The decline of breeding bird populations in forests of eastern North America has received considerable attention in recent years (Askins et al. 1990, Hagan and Johnston 1992, Finch and Stangel 1993). The status of grassland and midcontinental breeding bird populations, however, has received far less attention. Yet, analyses of North American Breeding Bird Survey (BBS) data have indicated that more breeding species are declining than increasing in the prairie regions of North America (Droege and Sauer 1994). Also, grassland species show greater and more consistent patterns of decline at the continental level than other ecological guilds, including long-distance migrants in eastern forests (Askins 1993, Droege and Sauer 1994). These declines have been most pronounced in areas of intensive agriculture, such as the Midwest (Herkert 1991, 1995; Warner 1994) and the northern Great Plains (Johnson and Schwartz 1993, Reynolds et al. 1994).

Although the BBS is the best source of quantitative data on trends of breeding bird populations in the midcontinent, the BBS has several limitations, including sparse coverage in central North America and biases associated with roadside surveys. Several studies have attempted to verify population trends from the BBS with data from independent, long-term surveys (e.g. Breeding Bird Atlas: Robbins et al. 1989; checklists: Temple and Cary 1990; Christmas Bird Count: Hagan 1993; migration counts: Dunn and Hussell 1995). Parallel trends derived from studying the same populations in different ways may provide corroborating evidence and strengthen the assessment of population trends of the BBS. Compared with eastern deciduous forests (e.g. Johnston and Hagan 1992), however, long-term data sets on breeding bird populations in the midcontinent are scarce.

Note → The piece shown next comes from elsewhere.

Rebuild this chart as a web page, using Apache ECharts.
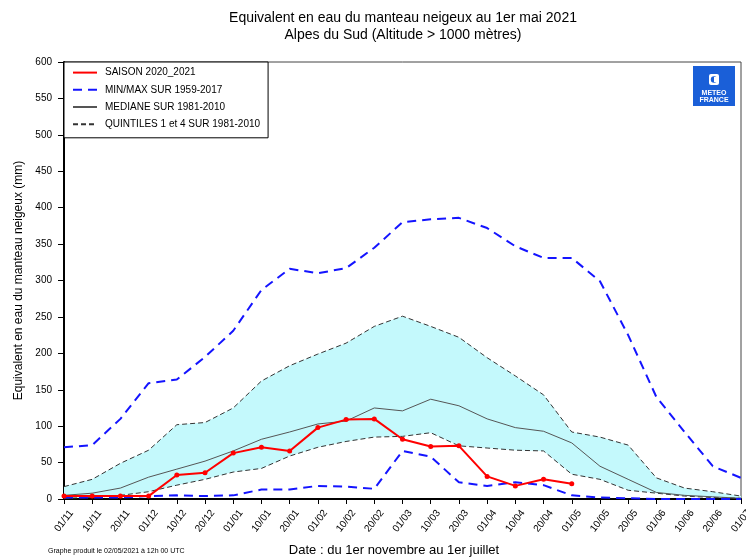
<!DOCTYPE html>
<html>
<head>
<meta charset="utf-8">
<script src="https://cdn.jsdelivr.net/npm/echarts@6/dist/echarts.min.js"></script>
<style>
  html, body { margin: 0; padding: 0; background: #fff; }
  #chart { width: 746px; height: 557px; }
</style>
</head>
<body>
<div id="chart"></div>
<script>
// dates du 1er novembre au 1er juillet (pas de 10 jours)
var dates = ["01/11", "10/11", "20/11", "01/12", "10/12", "20/12", "01/01", "10/01", "20/01",
  "01/02", "10/02", "20/02", "01/03", "10/03", "20/03", "01/04", "10/04", "20/04",
  "01/05", "10/05", "20/05", "01/06", "10/06", "20/06", "01/07"];

var saison = [4, 4, 4, 4, 33, 36, 63, 71, 66, 98, 109, 110, 82, 72, 73, 31, 18, 27, 21];
var maxi = [71, 74, 110, 159, 164, 195, 231, 287, 316, 310, 317, 345, 380, 384, 386, 372, 347, 331, 331, 299, 225, 140, 92, 45, 29];
var mini = [2, 2, 2, 4, 5, 4, 5, 13, 13, 18, 17, 14, 66, 58, 23, 18, 23, 19, 5, 2, 1, 0, 0, 0, 0];
var mediane = [5, 8, 15, 30, 41, 52, 66, 82, 92, 103, 107, 125, 121, 137, 128, 110, 98, 93, 77, 45, 27, 9, 5, 3, 1];
var quintile4 = [17, 27, 49, 67, 102, 105, 125, 162, 183, 199, 214, 237, 251, 237, 222, 194, 169, 143, 92, 85, 74, 29, 15, 10, 4];
var quintile1 = [1, 2, 5, 10, 19, 27, 37, 42, 59, 71, 79, 85, 86, 91, 73, 70, 67, 66, 34, 27, 12, 8, 4, 2, 1];

var yTicks = [0, 50, 100, 150, 200, 250, 300, 350, 400, 450, 500, 550, 600];

// epaisseur de la bande entre quintiles
var bande = [];
for (var i = 0; i < quintile1.length; i++) {
  bande[i] = quintile4[i] - quintile1[i];
}

var font = "'Liberation Sans', Arial, sans-serif";
var myChart = echarts.init(document.getElementById("chart"));

var options = {
  animation: false,
  textStyle: { fontFamily: font, color: "#000" },
  title: {
    text: "Equivalent en eau du manteau neigeux au 1er mai 2021\nAlpes du Sud (Altitude > 1000 mètres)",
    left: 398,
    top: 5,
    textAlign: "center",
    textStyle: { fontFamily: font, fontSize: 14, fontWeight: "normal", color: "#000", lineHeight: 17 },
  },
  grid: {
    left: 64,
    right: 5,
    top: 62,
    bottom: 58,
    containLabel: false,
    outerBoundsMode: "none",
    show: true,
    borderColor: "#444",
    borderWidth: 1,
  },
  legend: {
    orient: "vertical",
    left: 64,
    top: 62,
    padding: [5, 8, 8, 8],
    itemGap: 6,
    itemWidth: 24,
    itemHeight: 14,
    backgroundColor: "#fff",
    borderColor: "#000",
    borderWidth: 1,
    itemStyle: { opacity: 0 },
    textStyle: { fontFamily: font, fontSize: 10, color: "#000", padding: [0, 0, 0, 3] },
    data: ["SAISON 2020_2021", "MIN/MAX SUR 1959-2017", "MEDIANE SUR 1981-2010", "QUINTILES 1 et 4 SUR 1981-2010"],
  },
  xAxis: {
    type: "category",
    boundaryGap: false,
    data: dates,
    axisLine: { lineStyle: { color: "#000", width: 2 } },
    axisTick: { show: true, length: 5, interval: 0, lineStyle: { color: "#000" } },
    axisLabel: {
      interval: 0,
      rotate: 52,
      fontSize: 10,
      color: "#000",
      margin: 22,
      align: "center",
      verticalAlign: "middle",
    },
    splitLine: { show: false },
  },
  yAxis: {
    type: "value",
    min: 0,
    max: 600,
    interval: 50,
    name: "Equivalent en eau du manteau neigeux (mm)",
    nameLocation: "middle",
    nameGap: 39,
    nameTextStyle: { fontFamily: font, fontSize: 12, color: "#000" },
    axisLine: { show: true, lineStyle: { color: "#000", width: 2 } },
    axisTick: { show: true, length: 6, lineStyle: { color: "#000" } },
    axisLabel: {
      fontSize: 10,
      color: "#000",
      margin: 12,
      formatter: function (v) { return yTicks.indexOf(v) >= 0 ? String(v) : ""; },
    },
    splitLine: { show: false },
  },
  series: [
    {
      name: "q1base",
      type: "line",
      stack: "bande",
      data: quintile1,
      symbol: "none",
      lineStyle: { opacity: 0 },
      silent: true,
      z: 1,
    },
    {
      name: "q4bande",
      type: "line",
      stack: "bande",
      data: bande,
      symbol: "none",
      lineStyle: { opacity: 0 },
      areaStyle: { color: "#c4f9fc", opacity: 1 },
      silent: true,
      z: 1,
    },
    {
      name: "QUINTILES 1 et 4 SUR 1981-2010",
      type: "line",
      data: quintile4,
      symbol: "none",
      color: "#333",
      lineStyle: { color: "#333", width: 1, type: [5, 3] },
      z: 3,
    },
    {
      name: "QUINTILES 1 et 4 SUR 1981-2010",
      type: "line",
      data: quintile1,
      symbol: "none",
      color: "#333",
      lineStyle: { color: "#333", width: 1, type: [5, 3] },
      z: 3,
    },
    {
      name: "MEDIANE SUR 1981-2010",
      type: "line",
      data: mediane,
      symbol: "none",
      color: "#555",
      lineStyle: { color: "#555", width: 1 },
      z: 3,
    },
    {
      name: "MIN/MAX SUR 1959-2017",
      type: "line",
      data: maxi,
      symbol: "none",
      color: "#1414ff",
      lineStyle: { color: "#1414ff", width: 2, type: [9, 6] },
      z: 4,
    },
    {
      name: "MIN/MAX SUR 1959-2017",
      type: "line",
      data: mini,
      symbol: "none",
      color: "#1414ff",
      lineStyle: { color: "#1414ff", width: 2, type: [9, 6] },
      z: 4,
    },
    {
      name: "SAISON 2020_2021",
      type: "line",
      data: saison,
      symbol: "circle",
      symbolSize: 5,
      color: "#ff0000",
      itemStyle: { color: "#ff0000" },
      lineStyle: { color: "#ff0000", width: 2 },
      z: 5,
    },
  ],
  graphic: [
    {
      type: "group",
      left: 693,
      top: 66,
      children: [
        { type: "rect", shape: { x: 0, y: 0, width: 42, height: 40 }, style: { fill: "#1a5fd8" } },
        { type: "rect", shape: { x: 16, y: 8, width: 10, height: 11, r: 2 }, style: { fill: "#fff" } },
        { type: "circle", shape: { cx: 21, cy: 13.5, r: 3.2 }, style: { fill: "#1a5fd8" } },
        { type: "rect", shape: { x: 21, y: 11, width: 5, height: 5 }, style: { fill: "#fff" } },
        {
          type: "text",
          style: { x: 21, y: 27, text: "METEO", align: "center", verticalAlign: "middle",
            fill: "#fff", font: "bold 7px " + font },
        },
        {
          type: "text",
          style: { x: 21, y: 34, text: "FRANCE", align: "center", verticalAlign: "middle",
            fill: "#fff", font: "bold 7px " + font },
        },
      ],
    },
    {
      // titre de l'axe des x
      type: "text",
      x: 394,
      y: 550,
      style: { text: "Date : du 1er novembre au 1er juillet", align: "center", verticalAlign: "middle",
        fill: "#000", font: "13px " + font },
    },
    {
      type: "text",
      left: 48,
      top: 548,
      style: { text: "Graphe produit le 02/05/2021 à 12h 00 UTC", fill: "#000", font: "7px " + font },
    },
  ],
};

myChart.setOption(options);
window.addEventListener("resize", function () {
  myChart.resize();
});
</script>
</body>
</html>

Though a paucity of comparative information exists in the midcontinent, historic surveys provide an often overlooked source of baseline data on breeding bird populations (e.g. Graber and Graber 1963). These include the extensive survey of breeding birds in North Dakota conducted by Stewart and Kantrud (1972) in 1967 to obtain estimates of statewide breeding bird abundances and frequencies of occurrence. Data from the Stewart-Kantrud survey provided a unique opportunity to evaluate changes in breeding bird populations in the northern Great Plains. In 1992 and 1993, we repeated the Stewart-Kantrud survey using the same sample units and methods. Our objectives in this paper were to (1) examine changes in breeding bird populations in North Dakota; (2) compare patterns in breeding bird population changes with trends from the BBS; and (3) assess the likelihood that population changes may be influenced by changes in land use in North Dakota.